Rose steps back, offended, but before she can escape Joe Pye reaches out for her hand again, her cold thin hand, which he rubs briskly between his own. “You are new here, aren’t you? New tonight?” he asks.
“Yes,” Rose says, so softly he has to stoop to hear.
“And are you a Tophet girl? Folks live in town?”
“Yes.”
“But you never been to Joe Pye’s Bingo Hall before tonight?”
“No.”
“And here you’re walking away a hundred-dollar cash winner! How does that make you feel?”
“Oh, just fine—”
“What?”
“Just fine— I never expected—”
“Are you a bingo player? I mean, y’know, at these churches in town, or anywheres else.”
“No.”
“Not a player? Just here for the fun of it? A $100 winner, your first night, ain’t that excellent luck! —You know, hon, you are a real attractive gal, with the color all up in your face, I wonder if you’d like to hang around, oh say another half hour while I wind things up, there’s a cozy bar right next door, I noted you are here tonight alone, eh? —might-be we could have a nightcap, just the two of us?”
“Oh I don’t think so, Mr. Pye—”
“Joe Pye! Joe Pye’s the name,” he says, grinning, leaning toward her, “and what might your name be? Something to do with a flower, isn’t it?—some kind of a, a flower—”
Rose, very confused, wants only to escape. But he has her hand tightly in his own.
“Too shy to tell Joe Pye your name?” he says.

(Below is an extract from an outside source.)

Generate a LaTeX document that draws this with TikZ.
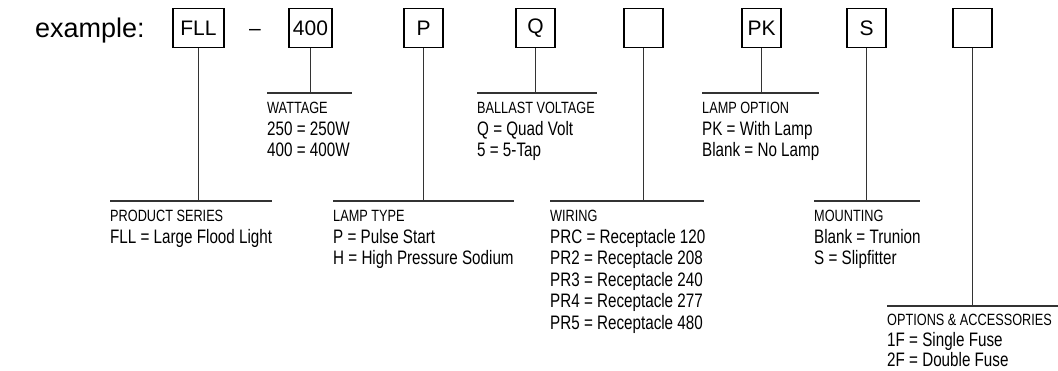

“It’s—it’s Olivia,” Rose stammers.
“Oh. Olivia. Olivia, is it,” Joe Pye says slowly, his smile arrested. “Olivia, is it… Well, sometimes I misread, you know; I get a wire crossed or something and I misread; I never claimed to be 100% accurate. Olivia, then. Okay, fine. Olivia. Why are you so skittish, Olivia? The microphone won’t pick up a bit of what we say. Are you free for a nightcap around eleven? Yes? Just next door at the Gayfeather where I’m staying, the lounge is a cozy homey place, nice and private, the two of us, no strings attached or nothing....”
“My father is waiting up for me, and—”
“Come on now, Olivia, you’re a Tophet gal, don’t you want to make an out-of-towner feel welcome?”
“It’s just that—”
“All right, then? Yes? It’s a date? Soon as we close up shop here? Right next door at the Gayfeather?”
Rose stares at the man, at his bright glittering eyes and the glittering heraldic rooster in his turban, and hears herself murmur a weak assent; and only then does Joe Pye release her hand.
And so it has come about, improbably, ludicrously, th
at Rose Mallow Odom finds herself in the sepulchral Gayfeather Lounge as midnight nears, in the company of Joe Pye the Bingo Master (whose white turban is dazzling even here, in the drifting smoke and the lurid flickering colors from a television set perched high above the bar), and two or three other shadowy figures, derelict and subdued, solitary drinkers who dearly want nothing to do with one another. (One of them, a fairly well-dressed old gentleman with a swollen pug nose, reminds Rose obliquely of her father—except for the alcoholic’s nose, of course.) She is sipping nervously at an “orange blossom”—a girlish sweet-acetous concoction she hasn’t had since 1962, and has ordered tonight, or has had her escort order for her, only because she could think of nothing else. Joe Pye is telling Rose about his travels to distant lands—Venezuela, Ethiopia, Tibet, Iceland—and Rose makes an effort to appear to believe him, to appear to be naïve enough to believe him, for she has decided to go through with it, to take this outlandish fraud as her lover, for a single night only, or part of a night, however long the transaction will take. “Another drink?” Joe Pye murmurs, laying his hand on her unresisting wrist.